Lettre ouverte aux présidents de groupes à l’Assemblée Nationale, hors le groupe Rassemblement National
Madame la Présidente, Monsieur le Président
Je souhaite vous interpeller sur la situation des étudiants étrangers ayant fui l’Ukraine et qui se heurtent sur notre territoire à un mur administratif difficilement acceptable.
Le 3 mars dernier à la suite du déclenchement de la guerre en Ukraine, le conseil des Ministres de l’intérieur de l’UE décidait d’actionner la directive de protection temporaire à l’égard des personnes de nationalité ukrainienne et de leurs conjoints. Le 10 mars 2022, le gouvernement de Monsieur Castex la mettait en œuvre sous la forme d’une instruction prise par les ministres concernés pour une durée d’une année avec une interprétation stricte, excluant de fait du bénéfice de cette protection, les étudiants de nationalité étrangère résidant en Ukraine avant le 24 février.
Le motif juridique invoqué est de dire que les pays d’origine de ces étudiants n’étant pas en guerre, les personnes concernées peuvent rentrer chez elles sans difficultés.

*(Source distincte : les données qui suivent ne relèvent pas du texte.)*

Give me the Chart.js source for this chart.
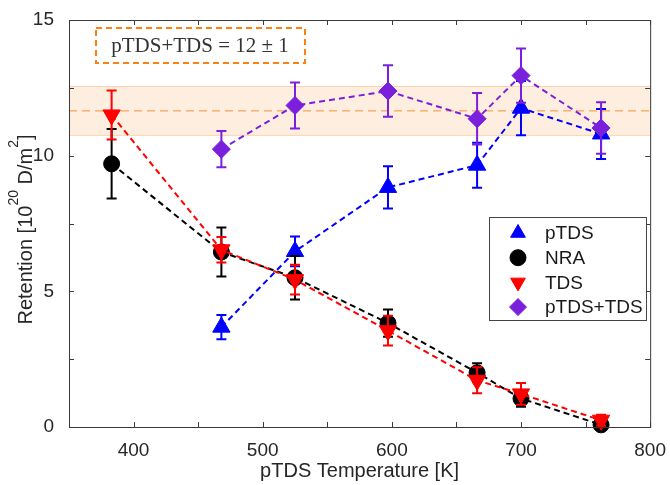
<!DOCTYPE html>
<html>
<head>
<meta charset="utf-8">
<script src="https://cdn.jsdelivr.net/npm/chart.js@4.4.0/dist/chart.umd.min.js"></script>
<style>
  html, body { margin: 0; padding: 0; background: #fff; }
  canvas { display: block; }
</style>
</head>
<body>
<canvas id="chart" width="670" height="485"></canvas>
<script>
// temperatures [K]
const tempsPTDS = [468, 525, 597, 666, 700, 762];
const tempsAll = [383, 468, 525, 597, 666, 700, 762];

// retention [1e20 D/m^2] and uncertainties
const pTDS = [3.68, 6.47, 8.83, 9.65, 11.75, 10.8];
const pTDSErr = [0.45, 0.55, 0.78, 0.83, 1.0, 0.92];
const nra = [9.7, 6.45, 5.5, 3.83, 2.0, 1.05, 0.08];
const nraErr = [1.28, 0.9, 0.8, 0.5, 0.35, 0.3, 0.1];
const tds = [11.5, 6.53, 5.43, 3.55, 1.72, 1.22, 0.25];
const tdsErr = [0.9, 0.47, 0.55, 0.55, 0.48, 0.4, 0.2];
const sum = [10.24, 11.85, 12.38, 11.36, 12.95, 11.02];
const sumErr = [0.67, 0.85, 0.95, 0.95, 1.0, 0.95];

// mean band of pTDS+TDS
const bandLow = 10.75;
const bandHigh = 12.55;
const bandMean = 11.65;

const xTicks = [400, 500, 600, 700, 800];
const yTicks = [0, 5, 10, 15];

const FONT = '"Liberation Sans", Arial, sans-serif';
const AXIS = '#3a3a3a';
const TEXT = '#262626';

const pts = (xs, ys) => xs.map((x, i) => ({ x: x, y: ys[i] }));

function makeSet(label, xs, ys, errs, color, style, radius, rot, order) {
  return {
    label, data: pts(xs, ys), errors: errs,
    borderColor: color, backgroundColor: color,
    pointBackgroundColor: color, pointBorderColor: color,
    pointStyle: style, pointRadius: radius, pointRotation: rot,
    pointBorderWidth: 1,
    showLine: true, borderWidth: 2, borderDash: [6, 4],
    clip: false, order: order
  };
}

const datasets = [
  makeSet('pTDS+TDS', tempsPTDS, sum, sumErr, '#7a1fdc', 'rectRot', 9, 0, 0),
  makeSet('TDS', tempsAll, tds, tdsErr, '#ff0000', 'triangle', 10, 180, 1),
  makeSet('NRA', tempsAll, nra, nraErr, '#000000', 'circle', 8, 0, 2),
  makeSet('pTDS', tempsPTDS, pTDS, pTDSErr, '#0000ff', 'triangle', 10, 0, 3)
];

const legendOrder = ['pTDS', 'NRA', 'TDS', 'pTDS+TDS'];

const errorBars = {
  id: 'errorBars',
  beforeDatasetDraw(chart, args) {
    const ds = chart.data.datasets[args.index];
    const ys = chart.scales.y;
    const ctx = chart.ctx;
    ctx.save();
    ctx.strokeStyle = ds.borderColor;
    ctx.lineWidth = 2;
    args.meta.data.forEach((p, i) => {
      const v = ds.data[i].y, e = ds.errors[i];
      const top = ys.getPixelForValue(v + e);
      const bot = ys.getPixelForValue(v - e);
      ctx.beginPath();
      ctx.moveTo(p.x, top); ctx.lineTo(p.x, bot);
      ctx.moveTo(p.x - 5, top); ctx.lineTo(p.x + 5, top);
      ctx.moveTo(p.x - 5, bot); ctx.lineTo(p.x + 5, bot);
      ctx.stroke();
    });
    ctx.restore();
  }
};

const band = {
  id: 'band',
  beforeDatasetsDraw(chart) {
    const { ctx, chartArea: a, scales: { y } } = chart;
    const t = y.getPixelForValue(bandHigh), b = y.getPixelForValue(bandLow);
    const m = y.getPixelForValue(bandMean);
    ctx.save();
    ctx.fillStyle = 'rgba(253,232,212,0.75)';
    ctx.fillRect(a.left, t, a.right - a.left, b - t);
    ctx.strokeStyle = '#fbd3ae';
    ctx.lineWidth = 1;
    ctx.beginPath();
    ctx.moveTo(a.left, t); ctx.lineTo(a.right, t);
    ctx.moveTo(a.left, b); ctx.lineTo(a.right, b);
    ctx.stroke();
    ctx.strokeStyle = '#f5913c';
    ctx.setLineDash([8, 5]);
    ctx.beginPath();
    ctx.moveTo(a.left, m); ctx.lineTo(a.right, m);
    ctx.stroke();
    ctx.restore();
  }
};

// text pieces with superscripts: [text, isSup]
function drawRich(ctx, parts, cx, cy, size) {
  const big = size + 'px ' + FONT, small = Math.round(size * 0.68) + 'px ' + FONT;
  let w = 0;
  parts.forEach(([t, sup]) => { ctx.font = sup ? small : big; w += ctx.measureText(t).width; });
  let x = cx - w / 2;
  ctx.textAlign = 'left';
  ctx.textBaseline = 'alphabetic';
  parts.forEach(([t, sup]) => {
    ctx.font = sup ? small : big;
    ctx.fillText(t, x, cy + (sup ? -size * 0.36 : size * 0.36));
    x += ctx.measureText(t).width;
  });
}

const frame = {
  id: 'frame',
  afterDatasetsDraw(chart) {
    const { ctx, chartArea: a, scales: { x, y } } = chart;
    ctx.save();
    ctx.strokeStyle = AXIS;
    ctx.lineWidth = 1;
    ctx.strokeRect(a.left + 0.5, a.top + 0.5, a.right - a.left, a.bottom - a.top);
    ctx.beginPath();
    for (let v = 350; v <= 800; v += 50) {
      const px = Math.round(x.getPixelForValue(v)) + 0.5;
      ctx.moveTo(px, a.bottom); ctx.lineTo(px, a.bottom - 5);
      ctx.moveTo(px, a.top); ctx.lineTo(px, a.top + 5);
    }
    for (let v = 0; v <= 15; v += 2.5) {
      const py = Math.round(y.getPixelForValue(v)) + 0.5;
      ctx.moveTo(a.left, py); ctx.lineTo(a.left + 5, py);
      ctx.moveTo(a.right, py); ctx.lineTo(a.right - 5, py);
    }
    ctx.stroke();

    // axis titles
    ctx.fillStyle = TEXT;
    drawRich(ctx, [['pTDS Temperature [K]', false]], (a.left + a.right) / 2, 470, 20);
    ctx.save();
    ctx.translate(25, (a.top + a.bottom) / 2 + 6);
    ctx.rotate(-Math.PI / 2);
    drawRich(ctx, [['Retention [10', false], ['20', true], [' D/m', false], ['2', true], [']', false]], 0, 0, 20);
    ctx.restore();

    // annotation box
    ctx.strokeStyle = '#ff7f10';
    ctx.lineWidth = 2;
    ctx.setLineDash([6, 4]);
    ctx.strokeRect(96, 28, 209, 35);
    ctx.setLineDash([]);
    ctx.fillStyle = '#333';
    ctx.font = '21px "Liberation Serif", "DejaVu Serif", serif';
    ctx.textAlign = 'center';
    ctx.textBaseline = 'middle';
    ctx.fillText('pTDS+TDS = 12 \u00b1 1', 200, 46);

    // legend
    ctx.fillStyle = '#fff';
    ctx.fillRect(489, 217, 157, 103);
    ctx.strokeStyle = '#444';
    ctx.lineWidth = 1;
    ctx.strokeRect(489.5, 217.5, 157, 103);
    ctx.font = '19px ' + FONT;
    ctx.textAlign = 'left';
    ctx.textBaseline = 'middle';
    legendOrder.forEach((name, i) => {
      const ds = chart.data.datasets.find(d => d.label === name);
      const cy = 233 + i * 24.7;
      ctx.fillStyle = ds.backgroundColor;
      ctx.strokeStyle = ds.borderColor;
      Chart.helpers.drawPoint(ctx, {
        pointStyle: ds.pointStyle, radius: ds.pointStyle === 'circle' ? 8 : 8.5,
        rotation: ds.pointRotation, borderWidth: 1
      }, 518, cy);
      ctx.fillStyle = '#1a1a1a';
      ctx.fillText(name, 545, cy + 1);
    });
    ctx.restore();
  }
};

new Chart(document.getElementById('chart'), {
  type: 'scatter',
  data: { datasets },
  options: {
    responsive: false,
    animation: false,
    devicePixelRatio: 1,
    layout: { padding: { top: 20, right: 18, left: 0, bottom: 0 } },
    plugins: { legend: { display: false }, tooltip: { enabled: false } },
    scales: {
      x: {
        type: 'linear', min: 350, max: 800,
        grid: { display: false }, border: { display: false },
        afterBuildTicks: s => { s.ticks = xTicks.map(v => ({ value: v })); },
        ticks: { font: { size: 19, family: FONT }, color: TEXT, padding: 4, maxRotation: 0 },
        afterFit: s => { s.height = 58; }
      },
      y: {
        type: 'linear', min: 0, max: 15,
        grid: { display: false }, border: { display: false },
        afterBuildTicks: s => { s.ticks = yTicks.map(v => ({ value: v })); },
        ticks: { font: { size: 19, family: FONT }, color: TEXT, padding: 7 },
        afterFit: s => { s.width = 69; }
      }
    }
  },
  plugins: [band, errorBars, frame]
});
</script>
</body>
</html>
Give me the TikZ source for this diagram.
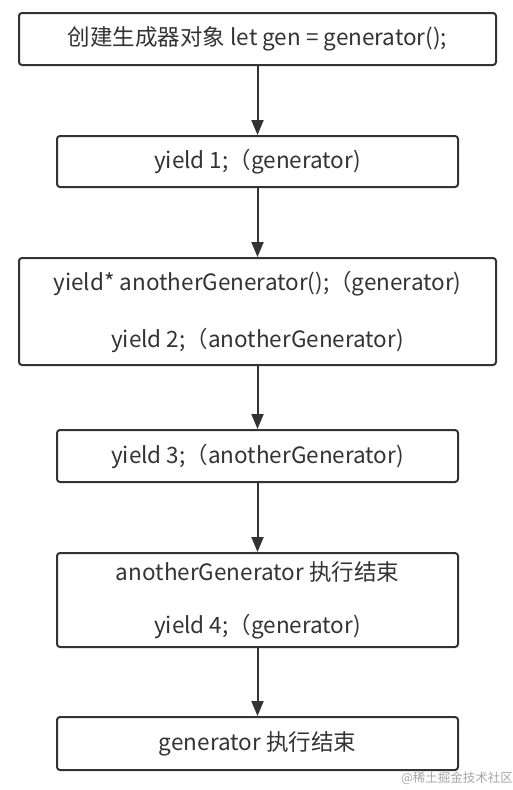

Il est à noter que tous les pays de l’UE n’ont pas forcément adopté une lecture aussi restrictive de la directive.
La gestion de ce dossier a été confiée aux préfets à l’échelle de chaque département alors même que les services des préfectures sont débordés et ne peuvent répondre aux besoins qui se manifestent chaque jour pour le simple renouvellement de titre de séjour. Aujourd’hui les préfectures délivrent des OQTF à ces jeunes gens, refusent parfois de les recevoir, suggèrent également de passer par la voie de l’asile.
Soutenu par la Fondation de France, depuis plus de deux mois nous recevons à France fraternités ces étudiants, récoltons des témoignages des associations qui les hébergent, enregistrons leur inquiétude et tentons de les aider. Beaucoup d’entre eux sont francophones, maitrisent plusieurs langues, possèdent un excellent niveau de formation et sont à une ou deux années de terminer leurs études dans des domaines divers. Ils ont acquis des compétences certaines qui peuvent être utiles à notre pays.
Pour la plupart, ils ne repartiront pas, parce que le choix de l’Ukraine a d’abord été un choix d’opportunité économique combinant qualité des études, accès peu onéreux à un logement et grande facilité d’accès à un emploi d’appoint.
Ils ne repartiront pas parce qu’ils ne peuvent renoncer au projet professionnel qui est le leur, et qui a été construit à l’aide de rudes sacrifices consentis par leurs familles
Si je m’adresse à vous, aujourd’hui, au nom de France Fraternités, c’est que nous pensons utile de faire évoluer l’interprétation que la France fait de cette directive, de permettre sa réécriture partielle afin d’examiner à minima au cas par cas les situations de chaque étudiant-e. La multiplication de situations inextricables sur notre territoire du fait d’une interprétation restrictive et inadaptée d’une directive ne peut être une option pour la République. Nous demandons en conséquence aux membres de votre groupe de vous saisir de cette situation et d’utiliser l’ensemble des moyens et des outils que le parlement vous offre, pour interpeller le gouvernement sur la situation ainsi créée et permettre son évolution.
Je vous prie d’agréer, Mesdames, Messieurs, mes salutations respectueuses et cordiales.